Gordon Brown and Hash Values
With the General Election nearly upon us, my mind drifts back to the last one, and a certain TV debate where the three main contenders concluded by smiling at the camera. Two of them managed it, but Gordon Brown had severe difficultly and the image that came across onto millions of TV’s that night was… scary.
I remarked at the time that the image was so scary that it probably had its own hash value, which, when the intended laughs failed to materialise, got me thinking that either I wasn’t being funny (possible!), or people didn’t know what a hash value was.
So What Is A Hash Value ?
A hash value is a unique sequence of alphanumeric characters that can be used to identify a file and it’s contents. It’s generated by applying a complex algorithm to a file and the resultant alphanumeric sequence obtained is the hash value for that file. If the file never changes, neither will its hash value. The smallest change to a file (eg. by adding / subtracting / modifying a byte) will produce a completely different hash value. Duplicate files generate the same hash value even when the files are saved on different machines.
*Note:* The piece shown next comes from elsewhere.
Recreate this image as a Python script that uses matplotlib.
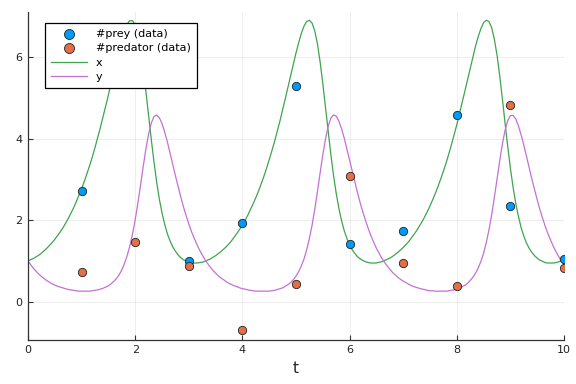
import numpy as np
import matplotlib
matplotlib.use("Agg")
import matplotlib.pyplot as plt

# observed data
t_obs = [1, 2, 3, 4, 5, 6, 7, 8, 9, 10]
prey_obs = [2.71, 6.10, 1.01, 1.93, 5.28, 1.41, 1.73, 4.58, 2.35, 1.05]
pred_obs = [0.735, 1.46, 0.88, -0.70, 0.43, 3.09, 0.96, 0.38, 4.82, 0.83]

# model curves: values at t = 0.0, 0.1, ..., 10.0
t_tenths = [round(0.1 * i, 2) for i in range(101)]
x_tenths = [1.00, 1.06, 1.14, 1.25, 1.38, 1.53, 1.71, 1.92, 2.17, 2.45, 2.77, 3.14, 3.55, 4.02, 4.53, 5.07, 5.64, 6.19, 6.65, 6.89, 6.78,
            6.18, 5.15, 3.98, 2.94, 2.18, 1.67, 1.35, 1.15, 1.03, 0.97, 0.95, 0.96, 0.99, 1.05, 1.13, 1.23, 1.35, 1.50, 1.68, 1.88, 2.12,
            2.40, 2.71, 3.07, 3.48, 3.93, 4.43, 4.98, 5.54, 6.10, 6.58, 6.87, 6.83, 6.32, 5.35, 4.18, 3.10, 2.29, 1.74, 1.39, 1.18, 1.05,
            0.98, 0.95, 0.95, 0.98, 1.04, 1.11, 1.21, 1.33, 1.47, 1.65, 1.85, 2.08, 2.35, 2.66, 3.01, 3.40, 3.85, 4.34, 4.88, 5.44, 6.00,
            6.50, 6.84, 6.87, 6.44, 5.55, 4.38, 3.27, 2.41, 1.82, 1.44, 1.21, 1.07, 0.99, 0.95, 0.95, 0.98, 1.03]
y_tenths = [1.00, 0.82, 0.68, 0.57, 0.48, 0.41, 0.36, 0.32, 0.29, 0.27, 0.26, 0.26, 0.27, 0.29, 0.33, 0.39, 0.50, 0.66, 0.94, 1.37, 2.01,
            2.86, 3.75, 4.38, 4.58, 4.37, 3.92, 3.37, 2.83, 2.33, 1.91, 1.56, 1.27, 1.04, 0.85, 0.70, 0.58, 0.49, 0.42, 0.37, 0.32, 0.29,
            0.27, 0.26, 0.26, 0.26, 0.28, 0.32, 0.38, 0.47, 0.63, 0.88, 1.28, 1.88, 2.70, 3.60, 4.30, 4.58, 4.43, 4.01, 3.47, 2.92, 2.41,
            1.98, 1.61, 1.31, 1.07, 0.88, 0.72, 0.60, 0.51, 0.43, 0.37, 0.33, 0.30, 0.27, 0.26, 0.26, 0.26, 0.28, 0.31, 0.37, 0.45, 0.60,
            0.83, 1.19, 1.76, 2.55, 3.45, 4.20, 4.56, 4.48, 4.09, 3.56, 3.01, 2.50, 2.05, 1.67, 1.36, 1.11, 0.91]

# model curves: values at t = 0.05, 0.15, ..., 9.95
t_mid = [round(0.05 + 0.1 * i, 2) for i in range(100)]
x_mid = [1.03, 1.10, 1.19, 1.31, 1.45, 1.62, 1.81, 2.04, 2.30, 2.61, 2.95, 3.34, 3.78, 4.27, 4.80, 5.36, 5.92, 6.44, 6.81, 6.89,
         6.54, 5.71, 4.56, 3.43, 2.52, 1.90, 1.49, 1.24, 1.08, 1.00, 0.96, 0.95, 0.97, 1.02, 1.09, 1.18, 1.29, 1.42, 1.59, 1.78,
         2.00, 2.26, 2.55, 2.89, 3.27, 3.70, 4.18, 4.70, 5.26, 5.83, 6.35, 6.76, 6.90, 6.64, 5.88, 4.77, 3.61, 2.66, 1.99, 1.55,
         1.27, 1.10, 1.01, 0.96, 0.95, 0.97, 1.01, 1.07, 1.16, 1.27, 1.40, 1.56, 1.74, 1.96, 2.21, 2.50, 2.83, 3.20, 3.62, 4.09,
         4.61, 5.16, 5.73, 6.27, 6.70, 6.90, 6.72, 6.05, 4.98, 3.81, 2.81, 2.09, 1.61, 1.31, 1.13, 1.02, 0.96, 0.95, 0.96, 1.00]
y_mid = [0.91, 0.75, 0.62, 0.52, 0.44, 0.38, 0.34, 0.30, 0.28, 0.26, 0.26, 0.26, 0.28, 0.31, 0.36, 0.44, 0.57, 0.78, 1.13, 1.66,
         2.42, 3.32, 4.11, 4.54, 4.51, 4.16, 3.65, 3.09, 2.57, 2.11, 1.72, 1.41, 1.15, 0.94, 0.77, 0.64, 0.54, 0.45, 0.39, 0.34,
         0.31, 0.28, 0.26, 0.26, 0.26, 0.27, 0.30, 0.34, 0.42, 0.54, 0.74, 1.05, 1.55, 2.27, 3.16, 3.99, 4.50, 4.55, 4.24, 3.74,
         3.19, 2.66, 2.19, 1.79, 1.46, 1.19, 0.97, 0.80, 0.66, 0.55, 0.47, 0.40, 0.35, 0.31, 0.28, 0.27, 0.26, 0.26, 0.27, 0.29,
         0.33, 0.40, 0.52, 0.70, 0.99, 1.45, 2.13, 3.00, 3.86, 4.44, 4.57, 4.31, 3.84, 3.29, 2.75, 2.26, 1.85, 1.51, 1.23, 1.00]

x_ticks = [0, 2, 4, 6, 8, 10]
y_ticks = [0, 2, 4, 6]

# merge the two sample sets in time order
t_all = np.array(t_tenths + t_mid)
order = np.argsort(t_all)
t_curve = t_all[order]
x_curve = np.array(x_tenths + x_mid)[order]
y_curve = np.array(y_tenths + y_mid)[order]

plt.rcParams['font.family'] = ['DejaVu Sans']
fig = plt.figure(figsize=(5.76, 3.84), dpi=100)
ax = fig.add_axes([28/576, 1 - 339.7/384, (564 - 28)/576, (339.7 - 11.7)/384])

ax.scatter(t_obs, prey_obs, s=36, color='#009AFA', edgecolors='#222222', linewidths=0.6, zorder=3, label='#prey (data)')
ax.scatter(t_obs, pred_obs, s=36, color='#E36F47', edgecolors='#222222', linewidths=0.6, zorder=3, label='#predator (data)')
ax.plot(t_curve, x_curve, color='#3EA44E', lw=0.9, zorder=2, label='x')
ax.plot(t_curve, y_curve, color='#C371D2', lw=0.9, zorder=2, label='y')

ax.set_xlim(0, 10)
ax.set_ylim(-0.93, 7.11)
ax.set_xticks(x_ticks)
ax.set_yticks(y_ticks)
ax.grid(True, color='#000000', alpha=0.08, lw=0.6)
ax.set_axisbelow(True)
for s in ['top', 'right']:
    ax.spines[s].set_visible(False)
for s in ['left', 'bottom']:
    ax.spines[s].set_color('#333333')
    ax.spines[s].set_linewidth(0.9)
ax.tick_params(direction='in', length=3.5, width=0.8, color='#333333', labelsize=8, labelcolor='#222222', pad=4)
ax.set_xlabel('t', fontsize=11, color='#222222', labelpad=4)

leg = ax.legend(loc='upper left', bbox_to_anchor=(45/576, 1 - 23/384), bbox_transform=fig.transFigure,
                borderaxespad=0, fontsize=8, frameon=True, fancybox=False, edgecolor='#000000',
                framealpha=1, handlelength=3.2, handletextpad=0.8, borderpad=0.55, labelspacing=0.38,
                markerscale=1.2)
leg.get_frame().set_linewidth(0.9)
leg.set_zorder(10)

fig.savefig('out.png', dpi=100)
Hash values are used a lot in police work, particularly with indecent images. Once a set of indecent images has been identified, each image file can be assigned a hash value. The next time a computer is encountered containing indecent images, rather than open each image to check its contents, the new files are simply run through a program that obtains their hash values. These are then compared against a database of known hash values, and if a match is found, it is known that the same indecent image is also present on the newly seized computer.
Hashing files greatly speeds up evidence detection as files no longer need to be manually opened and checked. Hashing also removes the need for the examiner to view often upsetting images.